The Seal of the United States of America is seen on the Brooklyn Federal Courthouse in the Brooklyn borough in New York

By Jonathan Stempel

NEW YORK (Reuters) - The former editor of a New York newspaper once owned by President Donald Trump's son-in-law Jared Kushner was charged on Friday by federal prosecutors with cyberstalking three people in connection with his divorce.

Prosecutors in Brooklyn said Ken Kurson, who is also a political consultant and former speechwriter for Trump's personal lawyer Rudy Giuliani, sent threatening messages and used aliases to file false complaints against his victims in late 2015 amid the divorce proceedings.

They also said Kurson traveled on multiple occasions to where two victims worked, taking photos and asking about the work schedule of one, prompting their employer to hire a security guard for them.

Kurson is being released on $100,000 bond following a virtual appearance before a Brooklyn federal judge, following his arrest earlier Friday. Kushner was not charged or implicated in wrongdoing.

"Ken Kurson is an honorable man, a loving father and a talented writer," his lawyer Marc Mukasey said. "This case is hardly the stuff of a federal criminal prosecution.
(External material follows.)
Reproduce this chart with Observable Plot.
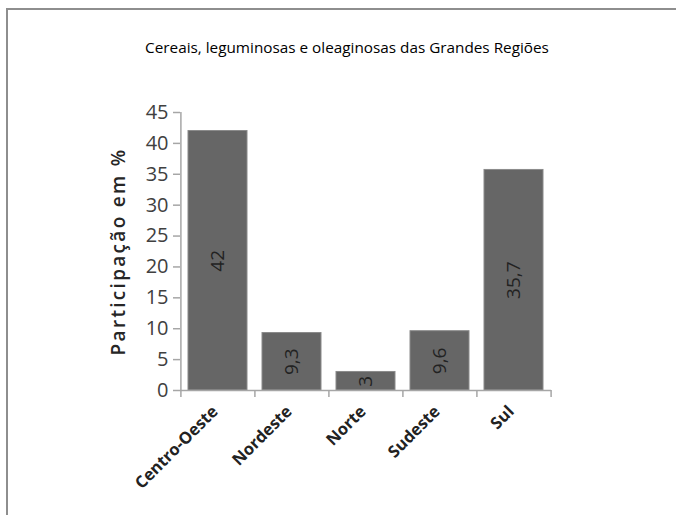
<!DOCTYPE html>
<html>
<head>
<meta charset="utf-8">
<script src="https://cdn.jsdelivr.net/npm/d3@7"></script>
<script src="https://cdn.jsdelivr.net/npm/@observablehq/plot@0.6"></script>
<style>
  html, body { margin: 0; padding: 0; background: #fff; }
  #wrap { position: relative; width: 676px; height: 515px; overflow: hidden; }
  #border { position: absolute; left: 6px; top: 8px; width: 700px; height: 600px;
            border-left: 2px solid #8e8e8e; border-top: 2px solid #8e8e8e; box-sizing: border-box; }
  #chart { position: absolute; left: 0; top: 0; }
</style>
</head>
<body>
<div id="wrap"><div id="border"></div><div id="chart"></div></div>
<script>
const title = "Cereais, leguminosas e oleaginosas das Grandes Regiões";
const yLabel = "Participação em %";
const categories = ["Centro-Oeste", "Nordeste", "Norte", "Sudeste", "Sul"];
const values = [42, 9.3, 3, 9.6, 35.7];
const valueLabels = ["42", "9,3", "3", "9,6", "35,7"];
const yTicks = [0, 5, 10, 15, 20, 25, 30, 35, 40, 45];

const data = categories.map((c, i) => ({region: c, value: values[i], label: valueLabels[i]}));

const W = 676, H = 515, mL = 180, mR = 125, mT = 112, mB = 125;
const step = (W - mL - mR) / categories.length;
const axisColor = "#a6a6a6";

const plot = Plot.plot({
  width: W, height: H,
  marginLeft: mL, marginRight: mR, marginTop: mT, marginBottom: mB,
  style: {fontFamily: "'Open Sans', sans-serif", background: "transparent", overflow: "visible"},
  x: {domain: categories, paddingInner: 0.2, paddingOuter: 0.1, axis: null, label: null},
  y: {domain: [0, 45], axis: null, label: null},
  marks: [
    Plot.barY(data, {x: "region", y: "value", fill: "#666666", stroke: "#8a8a8a", strokeWidth: 1}),
    Plot.ruleY([0], {stroke: axisColor, strokeWidth: 1.5}),
    Plot.ruleX([categories[0]], {dx: -step / 2, stroke: axisColor, strokeWidth: 1.5}),
    Plot.axisX({tickSize: 7, dx: -step / 2, text: null, label: null, stroke: axisColor, strokeWidth: 1.5}),
    Plot.axisX({ticks: [categories[categories.length - 1]], tickSize: 7, dx: step / 2, text: null, label: null, stroke: axisColor, strokeWidth: 1.5}),
    Plot.axisY({ticks: yTicks, tickSize: 7, tickPadding: 5, fontSize: 20, stroke: axisColor, strokeWidth: 1.5, fill: "#404040", label: null}),
    Plot.text(data, {x: "region", y: d => d.value / 2, text: "label", rotate: -90, fontSize: 19, fill: "#222"}),
    Plot.text(data, {x: "region", text: "region", frameAnchor: "bottom", dy: 22, dx: 1, rotate: -45, textAnchor: "end", fontSize: 16.5, fontWeight: "bold", fill: "#222"}),
    Plot.text([yLabel], {frameAnchor: "left", dx: -62, rotate: -90, textAnchor: "middle", fontSize: 19, fontWeight: 600, fill: "#262626"}),
    Plot.text([title], {frameAnchor: "top", dy: -70, dx: -19, fontSize: 15.3, fill: "#000"})
  ]
});
plot.querySelectorAll("text").forEach(t => {
  if (t.textContent === yLabel) {
    t.setAttribute("letter-spacing", "2.3");
    t.style.letterSpacing = "2.3px";
  }
});
document.getElementById("chart").appendChild(plot);
</script>
</body>
</html>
Ken will get past it."

Kurson was appointed editor in chief of The Observer in 2013, and stepped down in 2017. The Observer endorsed Trump in the 2016 U.S. presidential election.

According to court papers, Kurson's alleged harassment targeted an unnamed person he "blamed" for the dissolution of his marriage, as well as that person's supervisor and the supervisor's wife, neither of whom he had met.

Prosecutors said a criminal investigation began in May 2018 after the FBI found evidence in a background check that Kurson had tried to "stalk and harass" the three victims.

According to the Times, the background check related to Trump's nomination of Kurson for a seat on the board of the National Endowment for the Humanities.

Kurson told the newspaper in a July 2018 interview that he withdrew from consideration the previous month, citing the amount of paperwork involved in the vetting process.